現代では人の可処分時間の奪い合いが熾烈を極める中で、コストパフォーマンスやタイムパフォーマンスが重要視され、映画を倍速で観たりセリフがないシーンを飛ばす人も増えている。窓から降り注ぐ陽の中でお菓子を作り続ける手、誰かの記憶のように流れる浦安の風景、返答に悩んでいる時間。「情報がない」と飛ばされるようなシーンにこそ、観る人の想像を継ぎ足していける余地がある。そんな時間が豊かだと、森内さんは言う。

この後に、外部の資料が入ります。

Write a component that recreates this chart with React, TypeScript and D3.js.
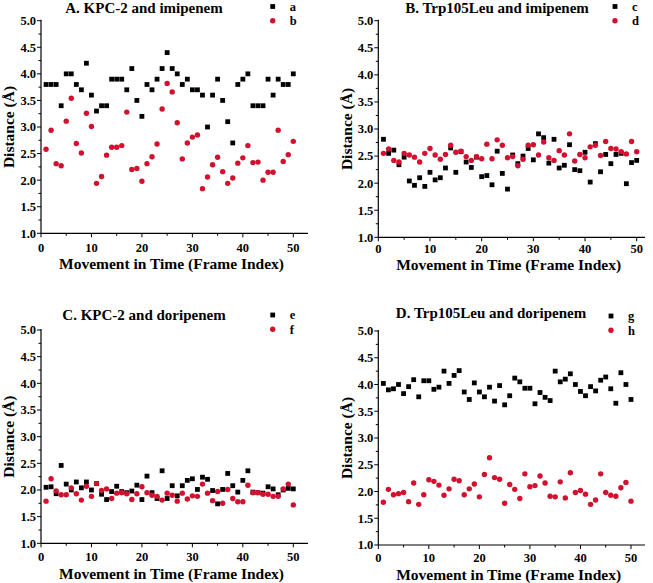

「10分〜15分の映像にまとめようとすると『こういう人です』『こういうお店です』と、つい単純化して紹介したくなっちゃうんですけど、その人物やお店のすべてを紹介することはできないですよね。あくまで、その人の断片を覗いたつもりでいようというのが、作る側と観る側のお互いの共通の認識であるべきだと思います。余白の部分はお互いで創造できる時間であって、解釈はそれぞれで構わないという姿勢ですね。僕が普段から簡単にドキュメンタリーという言葉を使いたくないのもそこにも通じるところがあって。想像を加えるということはある種、フィクションであるとも言えると思うんですよね」

観る人の想像=創造も加わることで、新たな物語が現像される。DOORでの学び自体が、現像されるまでの豊かな時間なのかもしれない。

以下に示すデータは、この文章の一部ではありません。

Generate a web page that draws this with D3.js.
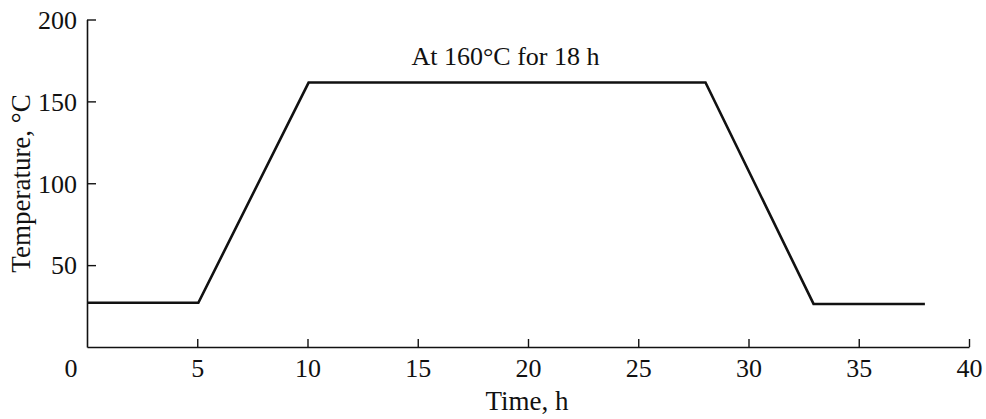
<!DOCTYPE html>
<html><head><meta charset="utf-8">
<script src="https://cdn.jsdelivr.net/npm/d3@7"></script>
<style>body{margin:0;background:#fff;} svg text{font-family:"Liberation Serif","Times New Roman",serif;fill:#111;}</style>
</head><body>
<svg id="c" width="986" height="419"></svg>
<script>
const timeH = [0, 5.05, 10.05, 28.05, 32.95, 38];
const tempC = [27, 27, 161.5, 161.5, 26.3, 26.3];
const xTicks = [5, 10, 15, 20, 25, 30, 35, 40];
const yTicks = [50, 100, 150, 200];
const annotation = "At 160°C for 18 h";

const svg = d3.select("#c");
const x = d3.scaleLinear().domain([0, 40]).range([87, 969]);
const y = d3.scaleLinear().domain([0, 200]).range([347, 19.5]);

const gx = svg.append("g").attr("transform", `translate(0,${y(0)})`)
  .call(d3.axisBottom(x).tickValues(xTicks).tickSizeInner(-8).tickSizeOuter(0).tickPadding(12).tickFormat(d3.format("d")));
const gy = svg.append("g").attr("transform", `translate(${x(0)},0)`)
  .call(d3.axisLeft(y).tickValues(yTicks).tickSizeInner(-9).tickSizeOuter(0).tickPadding(10).tickFormat(d3.format("d")));
[gx, gy].forEach(g => {
  g.select(".domain").attr("stroke", "#111").attr("stroke-width", 1.6);
  g.selectAll(".tick line").attr("stroke", "#111").attr("stroke-width", 1.4);
  g.selectAll(".tick text").attr("font-size", 26).attr("fill", "#111");
});
gx.selectAll(".tick text").attr("dy", "0.71em");
gy.selectAll(".tick text").attr("dy", "0.34em");
// shared origin label
svg.append("text").attr("x", x(0) - 16).attr("y", 377).attr("text-anchor", "middle")
  .attr("font-size", 26).text("0");

const line = d3.line().x((d, i) => x(timeH[i])).y(d => y(d));
svg.append("path").datum(tempC).attr("d", line)
  .attr("fill", "none").attr("stroke", "#111").attr("stroke-width", 2.6).attr("stroke-linejoin", "miter");

svg.append("text").attr("x", 505.5).attr("y", 65).attr("text-anchor", "middle")
  .attr("font-size", 26).text(annotation);

svg.append("text").attr("x", 527).attr("y", 410).attr("text-anchor", "middle")
  .attr("font-size", 27).text("Time, h");
svg.append("text").attr("transform", "translate(30,183.5) rotate(-90)").attr("text-anchor", "middle")
  .attr("font-size", 27).text("Temperature, °C");
</script>
</body></html>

後日開催された上映会には、取材されたお店の人たちも招待された。少し照れながら、だけど誇らしく映像を観ていたお店の人たち。上映後の受講生とお店の人たちとのアフタートークでも、お互いを気遣いあったり、冗談を言い合ったりと関係性が垣間見えた。

▲上映会にはたくさんの来場者が参加。
▲撮る側の視点と、撮られる側の視点の混ざり合いを実験的に取り入れた今回、お店の人にもインスタントカメラを渡して写真を撮ってもらっていた。アフタートークでは「小味庵・萌寿」の江森さんからインスタントカメラについて、「なんでわざわざ綺麗じゃない写真を使うんですか?」という率直な質問もぶつけられていた。

午前の部、午後の部のそれぞれの終わりには、隣り合った人と作品の感想を話し合う時間が設けられていた。「こんなお店が浦安にあったんだね」「普段利用しているお店の人たちのことを、初めて知った」と、話していくうちに一人ひとりにとっての浦安という街が新たに現像されていくのだった。